Saturday morning I sat in my room and read a book. And played some computer games. And, I watched a herd of horses being herded by a cowboy in real life. Right in front of our camp. It was one of the most colorful scenes I've witnessed since I've been here. Last fall, a man was herding cows on horseback, but this was something even more special. We've seen the horses out here before, grazing in the fields. There are no fences. None. The horses, the cattle, the goats, roam at the will of themselves and their keepers. Since their keepers are nowhere to be seen, it is mostly where ever the animals choose.
This herd was bigger than most we see grazing in the fields, so it may have been a grouping made up of the smaller grazing herds we see. "Davai, davai!" the horseman yelled. And some other things I didn't understand, and guessing from his tone of voice, it was probably just as well I didn't. They weren't behaving very cooperatively.
Nor were they particularly rambunctious. I can't imagine a herd of horse in the U.S. acting this calmly, but these guys are like they are on Valium. Calm is the keyword. A mare and her colt were in the roadway as a dumptruck barrelle along toward them. The truck had to stop before they decided to hustle a little and vacate the road. Another group of the horses were being uncooperative, and heading down a side road. I think they were going in the wrong direction.
I haven't seen anything this colorful since staying in the back-country in Mexico. But, speaking of third-worldness, there is another topic: poverty and rural life here. I've had a closer look now.

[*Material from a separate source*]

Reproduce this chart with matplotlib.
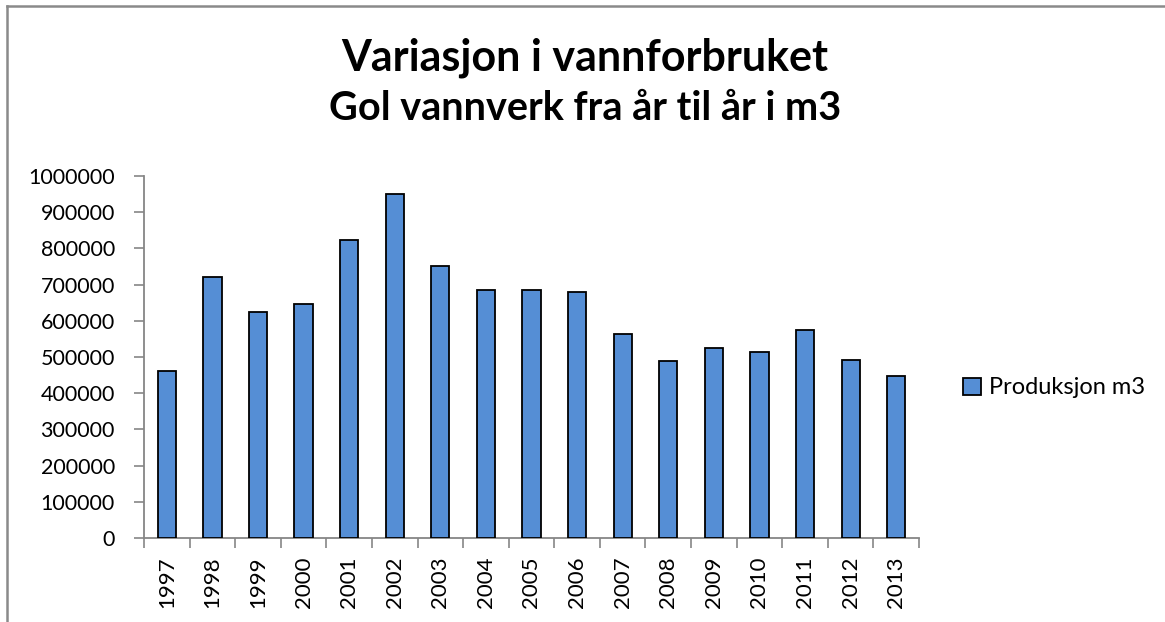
import matplotlib
matplotlib.use("Agg")
import matplotlib.pyplot as plt
from matplotlib.lines import Line2D
from matplotlib.patches import Patch

years = ["1997", "1998", "1999", "2000", "2001", "2002", "2003", "2004", "2005",
         "2006", "2007", "2008", "2009", "2010", "2011", "2012", "2013"]
produksjon = [461000, 722000, 625000, 646000, 823000, 950000, 751000, 685000, 684000,
              679000, 564000, 490000, 526000, 514000, 574000, 493000, 448000]
series_name = "Produksjon m3"
title_line1 = "Variasjon i vannforbruket"
title_line2 = "Gol vannverk fra år til år i m3"

plt.rcParams['font.family'] = ['Lato', 'DejaVu Sans']

W, H = 1165, 622
fig = plt.figure(figsize=(W / 100, H / 100), dpi=100)
fig.patch.set_facecolor("white")

ax = fig.add_axes([144 / W, 1 - 538 / H, (919 - 144) / W, (538 - 176) / H])
x = list(range(len(years)))
bars = ax.bar(x, produksjon, width=0.4, color="#558ED5", edgecolor="black",
              linewidth=1.3, label=series_name, zorder=3)

ax.set_xlim(-0.5, len(years) - 0.5)
ax.set_ylim(0, 1000000)
ax.set_yticks(range(0, 1000001, 100000))
ax.set_yticklabels([str(v) for v in range(0, 1000001, 100000)], fontsize=15.5)
ax.set_xticks(x)
ax.set_xticklabels(years, rotation=90, fontsize=16, va="top")
ax.set_xticks([i - 0.5 for i in range(len(years) + 1)], minor=True)
ax.tick_params(axis="x", which="major", length=0, pad=13.5)
ax.tick_params(axis="x", which="minor", length=7, width=1.2, color="#868686", direction="out")
ax.tick_params(axis="y", length=7, width=1.2, color="#868686", direction="out", pad=14)
for s in ["top", "right"]:
    ax.spines[s].set_visible(False)
for s in ["left", "bottom"]:
    ax.spines[s].set_color("#868686")
    ax.spines[s].set_linewidth(1.3)

fig.text(585 / W, 1 - 58 / H, title_line1, ha="center", va="center", fontsize=31,
         fontweight="bold")
fig.text(585 / W, 1 - 109 / H, title_line2, ha="center", va="center", fontsize=28.5,
         fontweight="bold")

handle = Patch(facecolor="#558ED5", edgecolor="black", linewidth=1.3)
fig.legend([handle], [series_name], loc="center left",
           bbox_to_anchor=(954 / W, 1 - 388 / H), frameon=False, fontsize=17,
           handlelength=0.75, handleheight=0.75, handletextpad=0.35, borderaxespad=0)

fig.add_artist(Line2D([7 / W, 7 / W], [0, 1 - 6 / H], color="#8a8a8a", lw=1.8,
                      transform=fig.transFigure))
fig.add_artist(Line2D([7 / W, 1], [1 - 6 / H, 1 - 6 / H], color="#8a8a8a", lw=1.8,
                      transform=fig.transFigure))

fig.savefig("out.png", dpi=100, facecolor="white")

I'm doing volunteer help for one of my neighbors in Sovietskaya, the closest village. I chop her wood, she teaches me Russian words. It is actually quite fun. I guarantee you this, though: she is running a small farm, and she is poor. She only has a few goats and a couple of chickens to go with a garden, but it is a small farm. Lots of goat manure, that kind of stuff. But, this woman, and many of her neighbors, are living in real poverty. They may have enough to eat, but it is hard to come by. The haven't much to spend on clothing, and very little is new. When she needed a new axe handle, she made it from a birch log. With hand tools. The only people who've done that in the U.S. in the last fifty years have done it because they wanted to, not because they had to.

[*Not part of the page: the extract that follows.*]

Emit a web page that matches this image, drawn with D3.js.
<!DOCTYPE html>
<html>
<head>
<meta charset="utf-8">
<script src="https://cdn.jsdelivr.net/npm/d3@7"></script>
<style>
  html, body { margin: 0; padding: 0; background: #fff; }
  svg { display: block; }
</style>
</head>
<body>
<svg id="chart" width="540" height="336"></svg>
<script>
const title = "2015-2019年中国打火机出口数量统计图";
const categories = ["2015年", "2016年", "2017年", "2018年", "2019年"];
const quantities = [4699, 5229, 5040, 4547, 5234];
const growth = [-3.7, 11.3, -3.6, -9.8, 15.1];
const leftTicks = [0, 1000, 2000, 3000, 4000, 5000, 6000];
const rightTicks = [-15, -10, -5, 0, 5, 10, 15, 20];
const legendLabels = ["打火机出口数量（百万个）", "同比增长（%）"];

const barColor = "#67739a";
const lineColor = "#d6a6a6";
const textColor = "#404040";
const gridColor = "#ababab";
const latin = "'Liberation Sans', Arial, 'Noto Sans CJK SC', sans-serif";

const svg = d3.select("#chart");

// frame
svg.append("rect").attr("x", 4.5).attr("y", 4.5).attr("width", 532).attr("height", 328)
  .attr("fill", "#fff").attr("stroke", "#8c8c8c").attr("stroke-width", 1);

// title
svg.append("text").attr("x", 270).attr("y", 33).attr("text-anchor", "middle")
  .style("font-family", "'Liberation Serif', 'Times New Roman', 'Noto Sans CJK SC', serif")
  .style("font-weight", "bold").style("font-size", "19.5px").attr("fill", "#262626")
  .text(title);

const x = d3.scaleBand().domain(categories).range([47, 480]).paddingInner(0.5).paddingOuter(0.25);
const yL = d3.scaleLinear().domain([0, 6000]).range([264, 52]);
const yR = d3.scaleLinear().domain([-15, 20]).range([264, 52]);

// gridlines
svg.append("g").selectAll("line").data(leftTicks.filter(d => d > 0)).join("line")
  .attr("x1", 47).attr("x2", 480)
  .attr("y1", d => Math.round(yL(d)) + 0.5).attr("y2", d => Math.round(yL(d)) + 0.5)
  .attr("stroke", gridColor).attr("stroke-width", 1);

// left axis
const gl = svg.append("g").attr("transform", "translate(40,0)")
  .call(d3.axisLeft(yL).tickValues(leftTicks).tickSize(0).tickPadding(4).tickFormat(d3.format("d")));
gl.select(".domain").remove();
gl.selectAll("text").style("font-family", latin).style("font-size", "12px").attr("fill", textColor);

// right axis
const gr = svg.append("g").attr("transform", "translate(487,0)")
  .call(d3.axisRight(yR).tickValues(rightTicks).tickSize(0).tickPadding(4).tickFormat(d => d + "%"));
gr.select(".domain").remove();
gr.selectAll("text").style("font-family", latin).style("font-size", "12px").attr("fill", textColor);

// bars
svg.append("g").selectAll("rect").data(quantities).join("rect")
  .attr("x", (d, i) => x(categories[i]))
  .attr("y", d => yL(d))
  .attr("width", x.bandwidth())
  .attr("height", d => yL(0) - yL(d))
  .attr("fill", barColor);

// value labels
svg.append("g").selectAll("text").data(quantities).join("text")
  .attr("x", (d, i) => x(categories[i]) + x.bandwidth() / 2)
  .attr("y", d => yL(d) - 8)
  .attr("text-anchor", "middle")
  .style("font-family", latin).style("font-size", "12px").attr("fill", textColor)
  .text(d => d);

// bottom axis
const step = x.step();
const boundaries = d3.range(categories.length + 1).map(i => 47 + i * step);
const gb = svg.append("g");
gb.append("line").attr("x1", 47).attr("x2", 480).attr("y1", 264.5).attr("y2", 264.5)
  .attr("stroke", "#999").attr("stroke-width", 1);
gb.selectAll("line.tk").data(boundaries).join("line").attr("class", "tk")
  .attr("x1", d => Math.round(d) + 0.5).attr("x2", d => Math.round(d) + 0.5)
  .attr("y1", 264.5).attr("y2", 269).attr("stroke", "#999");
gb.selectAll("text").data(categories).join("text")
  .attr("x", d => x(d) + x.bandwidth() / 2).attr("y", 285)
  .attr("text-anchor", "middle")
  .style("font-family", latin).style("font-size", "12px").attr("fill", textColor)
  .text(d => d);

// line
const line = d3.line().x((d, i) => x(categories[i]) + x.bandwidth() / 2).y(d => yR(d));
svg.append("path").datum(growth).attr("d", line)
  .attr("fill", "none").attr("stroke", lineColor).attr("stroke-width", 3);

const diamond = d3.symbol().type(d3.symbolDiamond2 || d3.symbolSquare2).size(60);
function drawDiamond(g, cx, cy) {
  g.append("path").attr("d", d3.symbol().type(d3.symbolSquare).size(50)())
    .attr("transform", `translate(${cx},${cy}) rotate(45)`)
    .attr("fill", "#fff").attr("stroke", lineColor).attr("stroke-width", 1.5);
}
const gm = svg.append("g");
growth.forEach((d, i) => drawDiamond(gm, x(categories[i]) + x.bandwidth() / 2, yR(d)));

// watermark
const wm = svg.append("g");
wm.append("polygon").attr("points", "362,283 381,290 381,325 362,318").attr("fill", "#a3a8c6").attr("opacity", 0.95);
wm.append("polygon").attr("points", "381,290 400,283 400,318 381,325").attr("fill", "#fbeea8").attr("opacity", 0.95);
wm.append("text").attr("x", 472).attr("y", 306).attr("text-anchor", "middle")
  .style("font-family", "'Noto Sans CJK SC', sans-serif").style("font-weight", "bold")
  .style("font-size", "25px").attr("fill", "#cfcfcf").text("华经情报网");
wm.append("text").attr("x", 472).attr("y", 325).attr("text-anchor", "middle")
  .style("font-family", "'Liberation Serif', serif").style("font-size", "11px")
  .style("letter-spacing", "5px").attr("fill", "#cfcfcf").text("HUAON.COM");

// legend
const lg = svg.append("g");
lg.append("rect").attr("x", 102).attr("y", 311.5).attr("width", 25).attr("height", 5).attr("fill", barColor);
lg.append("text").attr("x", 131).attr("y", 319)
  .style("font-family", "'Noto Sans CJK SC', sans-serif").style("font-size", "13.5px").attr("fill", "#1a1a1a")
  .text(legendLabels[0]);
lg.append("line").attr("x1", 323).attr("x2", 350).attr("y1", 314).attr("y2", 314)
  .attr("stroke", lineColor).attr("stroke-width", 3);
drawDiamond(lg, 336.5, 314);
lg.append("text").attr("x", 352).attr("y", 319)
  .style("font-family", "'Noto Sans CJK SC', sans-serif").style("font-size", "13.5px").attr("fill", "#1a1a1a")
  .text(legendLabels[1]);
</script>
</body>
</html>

A couple of kids from the neighborhood rode their bicycles up while I was splitting wood. The saddles were pretty much trash. The cover material from one was gone entirely, exposing a felt padding interior. The other's cover was slipping off the metal frame. But, the chains were clean and oiled. These bikes probably could have been retired a generation ago, but they are still being serviced, and they are still useful. The kids were certainly in "grow-into" clothes purchased too large with the knowledge that they would grow into them. When I was a child, we had some "grow-intos", but we were the exceptions, not the rule, already. These people remind me of poor rural farm people of the fifties and sixties in the U.S. I'm sure that they probably more closely resemble even earlier times, but who knows. I don't.
I've said that there are more middle class over here than most Americans would think, and I do see that. The standards of living are much lower, and much different. Public transportation doesn't reach out here very well. These villages really do more resemble third world countries than anything else. I'd guess that the biggest difference is that there is an infrastructure. There is some electrification, and a public water supply. There are roads, even if they are dirt. There is a phone service, and it is more reliable than the ones I saw in Latin America, I think. It is a little better than that, but maybe not much. I am quite sure that education is still mandatory and universal - not something you'd find in a third-world country.
Another new thing has happened, also. The birds are singing. Remember I said that I didn't hear that many birds here? I hear lots more now. Must be because it's spring. And I've heard several birds I've never heard before. Including one that we all know well, and most of us have probably heard - as a clock. The cuckoo. At first I thought someone had a cuckoo clock, just like I have a wall clock that bongs. Early in the morning, when you can hear a lot, I would hear a cuckoo a few times. I asked myself if this could be a real cuckoo, and thought not. It was too close to the hour, and the calls were just a few, so it was probably just someone who'd gotten a cuckoo clock. I't taken to listening for it, but I couldn't hear anything to prove it one way or the other. Until this morning. While riding to work, and passing a wood, at least a mile from the nearest house, office or building of any sort, I heard the "cuckoo, cuckoo, cuckoo . . ." And, it went on for a couple of minutes, way past any clock marking the hour. Most amazing! They sound like a cuckoo clock! Or vice versa!